Carnal passion has never been Thomas's strong suit, which may be why she rarely gets top billing. Though she lacked the transgressive heat to play an unfaithful wife in Anthony Minghella's wan The English Patient, there was something weirdly compelling about her pairing with the equally impacted Ralph Fiennes. And as Juliette, a Frenchwoman newly released from prison in Philippe Claudel's I've Loved You So Long, Thomas is so relentlessly unbending that she almost had me believing the movie had something brave to say about mothers who murder their children.
Whey-faced, gray-skinned, and devoid of makeup (on that front alone, so beloved of Academy voters, Thomas and Anne Hathaway will be duking it out for Best Actress come February), Juliette slumps in a small-town French airport lounge in a dated coat several sizes too big for her slender body, her blue eyes registering a diffuse misery that no one should mistake for defeat.

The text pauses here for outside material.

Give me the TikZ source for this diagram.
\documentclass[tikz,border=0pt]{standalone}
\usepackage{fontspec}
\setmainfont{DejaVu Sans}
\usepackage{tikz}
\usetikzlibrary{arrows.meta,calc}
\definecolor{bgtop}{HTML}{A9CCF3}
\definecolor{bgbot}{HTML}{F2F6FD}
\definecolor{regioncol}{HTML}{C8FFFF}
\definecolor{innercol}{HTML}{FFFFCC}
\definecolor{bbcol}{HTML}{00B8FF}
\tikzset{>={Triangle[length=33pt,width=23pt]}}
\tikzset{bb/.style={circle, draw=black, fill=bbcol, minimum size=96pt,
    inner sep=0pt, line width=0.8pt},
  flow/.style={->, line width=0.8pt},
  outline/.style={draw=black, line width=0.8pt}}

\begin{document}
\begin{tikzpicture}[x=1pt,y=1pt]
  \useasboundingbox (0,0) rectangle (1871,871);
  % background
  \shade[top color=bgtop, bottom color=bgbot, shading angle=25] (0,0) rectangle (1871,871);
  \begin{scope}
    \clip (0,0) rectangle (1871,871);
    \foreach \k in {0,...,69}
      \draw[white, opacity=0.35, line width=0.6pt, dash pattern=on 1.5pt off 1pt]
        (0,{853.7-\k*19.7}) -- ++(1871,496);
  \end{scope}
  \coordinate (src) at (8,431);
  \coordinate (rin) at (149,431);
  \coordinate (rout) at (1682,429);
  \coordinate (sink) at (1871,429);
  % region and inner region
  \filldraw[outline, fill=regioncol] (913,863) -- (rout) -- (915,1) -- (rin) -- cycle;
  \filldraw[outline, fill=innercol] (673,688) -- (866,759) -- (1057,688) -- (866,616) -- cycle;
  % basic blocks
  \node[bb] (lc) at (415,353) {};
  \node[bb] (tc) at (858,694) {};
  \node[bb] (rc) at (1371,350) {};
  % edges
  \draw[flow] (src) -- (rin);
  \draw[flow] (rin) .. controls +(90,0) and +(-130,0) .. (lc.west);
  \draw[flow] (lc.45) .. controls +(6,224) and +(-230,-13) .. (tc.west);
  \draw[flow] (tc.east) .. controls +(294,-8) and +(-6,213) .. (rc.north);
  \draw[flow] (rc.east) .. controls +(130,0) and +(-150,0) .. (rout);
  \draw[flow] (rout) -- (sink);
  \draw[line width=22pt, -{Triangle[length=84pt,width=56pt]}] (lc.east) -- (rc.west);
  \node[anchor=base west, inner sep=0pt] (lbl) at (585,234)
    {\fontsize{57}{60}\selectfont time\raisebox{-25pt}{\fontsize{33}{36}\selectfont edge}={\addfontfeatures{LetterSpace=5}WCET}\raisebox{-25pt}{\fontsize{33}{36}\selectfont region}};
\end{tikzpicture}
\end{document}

When her younger sister Léa (Elsa Zylberstein) arrives to pick her up, the two exchange awkward pecks on the cheek, and Juliette is equally brusque with Léa's less-than-welcoming husband Luc (Serge Hazanavicius), and the couple's two little girls, both adopted from Vietnam. Juliette sets out to rebuild her life with brutal honesty about the fact that she did 15 years for killing her young son and a fierce intolerance for tact from others, well-meaning or not, who have no idea how to approach her. Her recalcitrant candor is both self-destructive and a twisted form of survival in a cushy 21st-century world that seems to her like a foreign country. "Was it good?" preens the stranger she picks up in a bar and sleeps with. "No, not at all" she says flatly. "But it doesn't matter." By turns belligerent and indifferent, Juliette is a stubborn refutation of movie mothering down the Hollywood ages.

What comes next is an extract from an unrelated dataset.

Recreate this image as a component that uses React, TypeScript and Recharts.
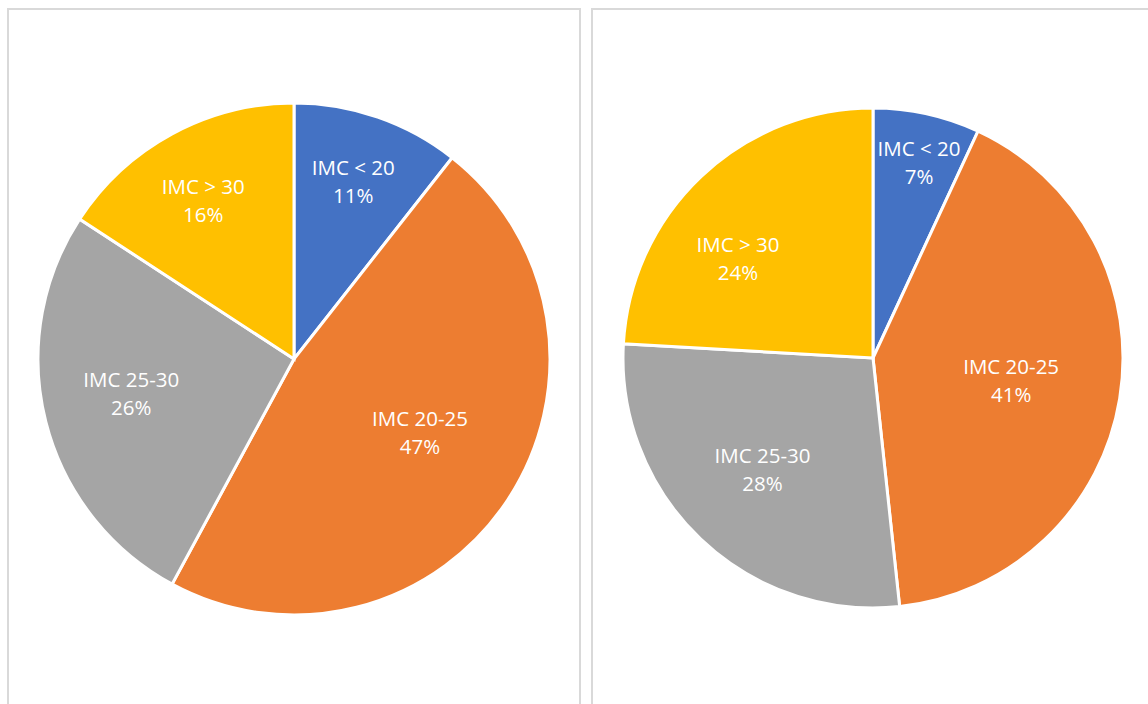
import { PieChart, Pie, Cell } from 'recharts';

const categories = ['IMC < 20', 'IMC 20-25', 'IMC 25-30', 'IMC > 30'];
const leftValues = [10.6, 47.3, 26.3, 15.8];
const rightValues = [6.9, 41.4, 27.6, 24.1];
const colors = ['#4472C4', '#ED7D31', '#A5A5A5', '#FFC000'];

// label placement per slice: radius ratio and clockwise angle shift (deg)
const leftLabelPos = [
  { ratio: 0.73, shift: -0.6 },
  { ratio: 0.57, shift: -3 },
  { ratio: 0.65, shift: 2.2 },
  { ratio: 0.71, shift: -1.5 },
];
const rightLabelPos = [
  { ratio: 0.8, shift: 0.9 },
  { ratio: 0.56, shift: 0 },
  { ratio: 0.63, shift: 1 },
  { ratio: 0.67, shift: -10.3 },
];

const RAD = Math.PI / 180;

interface LabelProps {
  cx: number;
  cy: number;
  midAngle: number;
  outerRadius: number;
  percent: number;
  index: number;
  name: string;
}

const makeLabel = (pos: { ratio: number; shift: number }[]) => (props: LabelProps) => {
  const { cx, cy, midAngle, outerRadius, percent, index, name } = props;
  const p = pos[index];
  const a = (midAngle - p.shift) * RAD;
  const r = outerRadius * p.ratio;
  const x = cx + r * Math.cos(a);
  const y = cy - r * Math.sin(a);
  return (
    <text
      x={x}
      y={y}
      fill="#fff"
      textAnchor="middle"
      fontFamily="'Open Sans', sans-serif"
      fontSize={20.5}
    >
      <tspan x={x} dy={-7}>{name}</tspan>
      <tspan x={x} dy={28}>{Math.round(percent * 100)}%</tspan>
    </text>
  );
};

const toData = (values: number[]) => categories.map((name, i) => ({ name, value: values[i] }));

function PiePanel({ values, pos, width, cx, cy, r }: {
  values: number[];
  pos: { ratio: number; shift: number }[];
  width: number;
  cx: number;
  cy: number;
  r: number;
}) {
  const data = toData(values);
  return (
    <PieChart width={width} height={704} margin={{ top: 0, right: 0, bottom: 0, left: 0 }}>
      <Pie
        data={data}
        dataKey="value"
        nameKey="name"
        cx={cx}
        cy={cy}
        outerRadius={r}
        startAngle={90}
        endAngle={-270}
        stroke="#fff"
        strokeWidth={3}
        label={makeLabel(pos)}
        labelLine={false}
        isAnimationActive={false}
      >
        {data.map((entry, i) => (
          <Cell key={entry.name} fill={colors[i]} />
        ))}
      </Pie>
    </PieChart>
  );
}

export default function App() {
  return (
    <div style={{ position: 'fixed', left: 0, top: 0, width: 1148, height: 704, overflow: 'hidden', background: '#fff' }}>
      <div style={{ position: 'absolute', left: 7, top: 8, width: 574, height: 760, border: '2px solid #d9d9d9', boxSizing: 'border-box' }} />
      <div style={{ position: 'absolute', left: 591, top: 8, width: 620, height: 760, border: '2px solid #d9d9d9', boxSizing: 'border-box' }} />
      <div style={{ position: 'absolute', left: 0, top: 0 }}>
        <PiePanel values={leftValues} pos={leftLabelPos} width={580} cx={294} cy={359} r={256} />
      </div>
      <div style={{ position: 'absolute', left: 592, top: 0 }}>
        <PiePanel values={rightValues} pos={rightLabelPos} width={556} cx={281} cy={358} r={250} />
      </div>
    </div>
  );
}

Uncompromising and full of necessary enigma, Thomas's performance makes us feel what it might be like to live out the rest of your life after you have killed your own child. So it's a pity that, before too long, the movie starts paying out broad hints to prepare us for the warming trend and special pleading that will let both its anti-heroine and its audience off the hook. Claudel is a middlebrow novelist of some note in France, and as a director, he capably evokes the leisurely emergence of character and the choppy ebb and flow of domestic emotion. I've Loved You So Long is a modestly satisfying tale of sisterly love weighed down by a history of family betrayal and mendacity.
Zylberstein, who has worked with Raúl Ruiz and Chantal Akerman but is best known in this country for her debut role as a young Jewish woman in the lovely 1994 film Mina Tannenbaum, is touchingly fragile and desperate as the younger sister who, for all her worldly success as a college professor surrounded by family and friends, still wants nothing more than to win back the approval of the older sibling who once cared for her. Their quietly ambivalent struggles are the movie's backbone, but Claudel seems bent on making I've Loved You So Long as softly inoffensive as the beloved French lullaby from which it takes its title. Redemption shows up reliably in the form of a sensitive single male (Laurent Grévill), who has taught in prisons and knows how Juliette feels; a stroke-ridden, yet somehow serene granddad (Jean-Claude Arnaud), who provides her with the quiet solitude she craves; and the requisite bad news that will shock her into sharing a secret that neatly slips the burden of guilt off her shoulders. Solicitously shepherding us into the shallows of the therapeutic women's novel, Claudel tamps down his magnificently intransigent Hedda Gabler, and makes her gently weep just when she should be baying at the moon.